War is pointless, and nobody portrayed that better than Joseph Heller, whose satire, Catch-22,has become so much a part of our national culture that it appears as a lexical item in the Merriam-Webster dictionary. The book was rejected by publishers as “really not funny on any intellectual level.” When it was finally released, The New Yorker had nothing good to say about it. It “doesn’t even seem to be written; instead, it gives the impression of having been shouted onto paper … what remains is a debris of sour jokes”. The New York Times called it “repetitive and monotonous…none of its many interesting characters and actions is given enough play to become a controlling interest.”
No list of chilly receptions would be complete without Vladimir Nabokov’s Lolita.
Publishers, who found Lolita“overwhelmingly nauseating,” recommended that it be “buried under a stone for a thousand years.” Its reception upon publication was not much better.
The New York Times pronounced it “not worth any adult reader’s attention … dull, dull, dull … repulsive” and nothing more than “highbrow pornography.”
We’ve all read Lord of the Flies because it has been included in High School English curricula for more than 40 years. (I read it in High School, and I taught it when I became a High School teacher.)
William Golding’s indictment of war (that’s what this book is about) has certainly stood the test of time.
Lord of the Flies, rejected by publishers as “an absurd and uninteresting fantasy which was rubbish and dull,” received a less-than-glowing reception from The New Yorker, which found it “completely unpleasant.”
Arthur Miller’s candid look at sexuality had to be published in France, because it was too risque for the American market. The United States Customs Service even banned the book from being imported into the U.S.
When Grove Press finally published the book nearly 30 years later, over 60 obscenity lawsuits in over 21 states were brought against booksellers that sold it. Pennsylvania Supreme Court Justice Michael Musmanno wrote that it was “not a book. It is a cesspool, an open sewer, a pit of putrefaction, a slimy gathering of all that is rotten in the debris of human depravity.” In kinder and gentler terms, Time magazine described Miller as “a gadfly with delusions of grandeur.”
Ernest Hemingway’s novel about the Lost Generation was initially rejected by publishers as “tedious and offensive.” But the harshest criticism came from his mother, who wrote: “What is the matter? Have you ceased to be interested in loyalty, nobility, honor and fineness in life … surely you have other words in your vocabulary besides ‘damn’ and ‘bitch’ — Every page fills me with a sick loathing — if I should pick up a book by any other writer with such words in it, I should read no more — but pitch it in the fire.”
Richard Wright’s book about a young African-American man living in utter poverty on Chicago’s South Side in the 1930s was an instant bestseller. In keeping with other books that realistically treat uncomfortable social themes, it has been banned numerous times from schools and libraries. Despite its popularity,Native Son was not universally well received. New Statesman found the book to be “unimpressive and silly, not even as much fun as a thriller.”

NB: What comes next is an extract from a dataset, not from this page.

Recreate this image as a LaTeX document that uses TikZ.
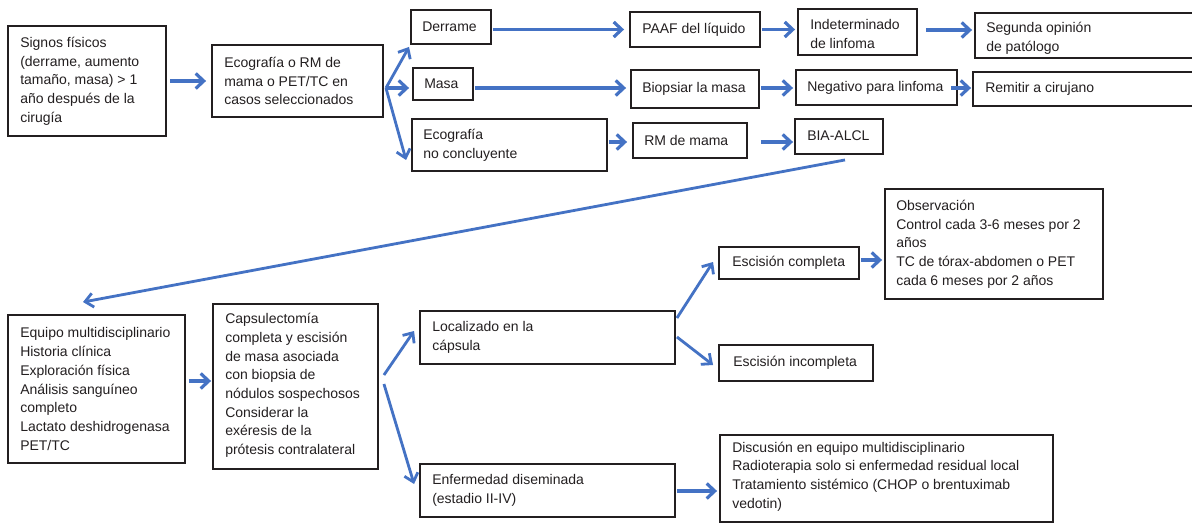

Theodore Dreiser’s fictionalized account of a notorious 1906 murder has been adapted for theater, screen, radio, opera, and has even been transformed into a musical. When the novel was first published in 1925, it met with the disapproval of the Boston Evening Telegraph, which called its main character, Clyde Griffiths, “one of the most despicable creations of humanity that ever emerged from a novelist’s brain.” Dreiser came under attack as an author whose style was “offensively colloquial, commonplace and vulgar.”